Filmin hikâyesinde beni en çok etkileyen, ülkemizde bitmek tükenmek bilmeyen kadın sorunları konusunda çok gerçekçi, samimi ve başarılı mesajlar oldu. Titizlikle çalışılmış senaryo ete, kemiğe büründükçe daha da heyecan verici bir hale geldi benim için.
- Canlandırdığınız karakteri sizden dinleyebilir miyiz?
Filmde canlandırdığım karakter her şeyden önce gerçek, inandırıcı ve çevremizde sıklıkla rastladığımız bir “erkek”. Kötü niyetli, şiddete eğilimi olan, egoist biri değil. Kendi yaşadığı çevrenin alışkanlıkları, toplumsal değerleri, mahalle baskıları ile karşısındaki kadına, farkında bile olmadan bir nevi eziyet eden biri. Filmde net olarak altı çizilen de bu zaten.
- Siz ülkemizde yaşanan ve bitmeyen kadın sorunlarıyla ilgili ne düşünüyorsunuz?

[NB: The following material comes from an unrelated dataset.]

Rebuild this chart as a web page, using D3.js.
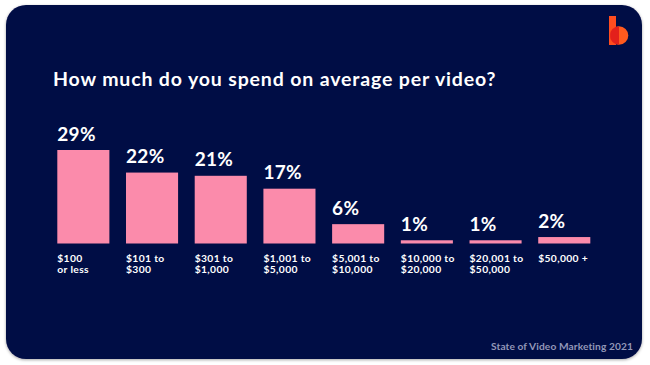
<!DOCTYPE html>
<html><head><meta charset="utf-8">
<script src="https://cdn.jsdelivr.net/npm/d3@7"></script>
<style>html,body{margin:0;padding:0;background:#fff;}svg{display:block;}</style>
</head><body>
<script>
const categories = [["$100","or less"],["$101 to","$300"],["$301 to","$1,000"],["$1,001 to","$5,000"],["$5,001 to","$10,000"],["$10,000 to","$20,000"],["$20,001 to","$50,000"],["$50,000 +"]];
const values = [29, 22, 21, 17, 6, 1, 1, 2];
const valueLabels = ["29%","22%","21%","17%","6%","1%","1%","2%"];
const title = "How much do you spend on average per video?";
const source = "State of Video Marketing 2021";

const W = 650, H = 365;
const svg = d3.select("body").append("svg").attr("width", W).attr("height", H);
const defs = svg.append("defs");
const f = defs.append("filter").attr("id","sh").attr("x","-5%").attr("y","-5%").attr("width","110%").attr("height","110%");
f.append("feDropShadow").attr("dx",0).attr("dy",1).attr("stdDeviation",1.5).attr("flood-color","#000").attr("flood-opacity",0.35);

svg.append("rect").attr("x",6).attr("y",5).attr("width",636).attr("height",354).attr("rx",20)
  .attr("fill","#040b45").attr("filter","url(#sh)");

const font = "Lato, 'Open Sans', sans-serif";
svg.append("text").attr("x",53).attr("y",85.5).text(title)
  .attr("fill","#ffffff").attr("font-family",font).attr("font-weight",700).attr("font-size",19.5)
  .attr("letter-spacing",0.85);

const x = d3.scaleBand().domain(d3.range(values.length)).range([57.3, 590.3]).paddingInner(0.242).paddingOuter(0);
const y = d3.scaleLinear().domain([0, 29]).range([243.5, 150]);

const g = svg.append("g");
g.selectAll("rect.bar").data(values).join("rect").attr("class","bar")
  .attr("x",(d,i)=>x(i)).attr("width",x.bandwidth())
  .attr("y",d=>y(d)).attr("height",d=>y(0)-y(d)).attr("fill","#fb8bab");

g.selectAll("text.val").data(values).join("text").attr("class","val")
  .attr("x",(d,i)=>x(i)).attr("y",d=>y(d)-9.5).text((d,i)=>valueLabels[i])
  .attr("fill","#fff").attr("font-family",font).attr("font-weight",700).attr("font-size",19)
  .attr("letter-spacing",0.3);

const cl = g.selectAll("text.cat").data(categories).join("text").attr("class","cat")
  .attr("x",(d,i)=>x(i)).attr("y",262)
  .attr("fill","#fff").attr("font-family",font).attr("font-weight",700).attr("font-size",10.3)
  .attr("letter-spacing",0.35);
cl.selectAll("tspan").data(d=>d).join("tspan")
  .attr("x",function(){return this.parentNode.getAttribute("x");})
  .attr("dy",(d,i)=>i?11:0).text(d=>d);

svg.append("text").attr("x",633).attr("y",350).attr("text-anchor","end").text(source)
  .attr("fill","#9397b8").attr("font-family",font).attr("font-weight",700).attr("font-size",10.2)
  .attr("letter-spacing",0.1);

// logo
const lg = svg.append("g");
lg.append("rect").attr("x",609).attr("y",16).attr("width",7).attr("height",29).attr("fill","#ff4d1f");
lg.append("circle").attr("cx",619).attr("cy",35.5).attr("r",9.3).attr("fill","#ff5a1e");
lg.append("path").attr("d","M619,26.2 A9.3,9.3 0 0 0 619,44.8 Z").attr("fill","#e3201b");
lg.append("rect").attr("x",609).attr("y",26).attr("width",1.2).attr("height",19).attr("fill","#ff4d1f");
</script>
</body></html>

Maalesef son yirmi yirmi beş yılda giderek daha da artan eğitim, kültür, sosyal barış, eşitlik ilkeleri, sevgi, saygı, yeni toplumsal eğilimler konularındaki geri gidiş ülkemizdeki kadın sorunlarında da aynı ölçüde hissedilir hale geldi. Ben de yüzünü medeniyete, insanlığa, huzurlu bir yaşama dönmüş, ülkesini çok seven her insan gibi bu duruma üzülüyor değil isyan ediyorum. Bu yüzden de ‘Suna’ filminin bir parçası olmaktan mutluluk ve gurur duyuyorum.
Yaşasın Sinema… Yaşasın “Bağımsız Sinema”.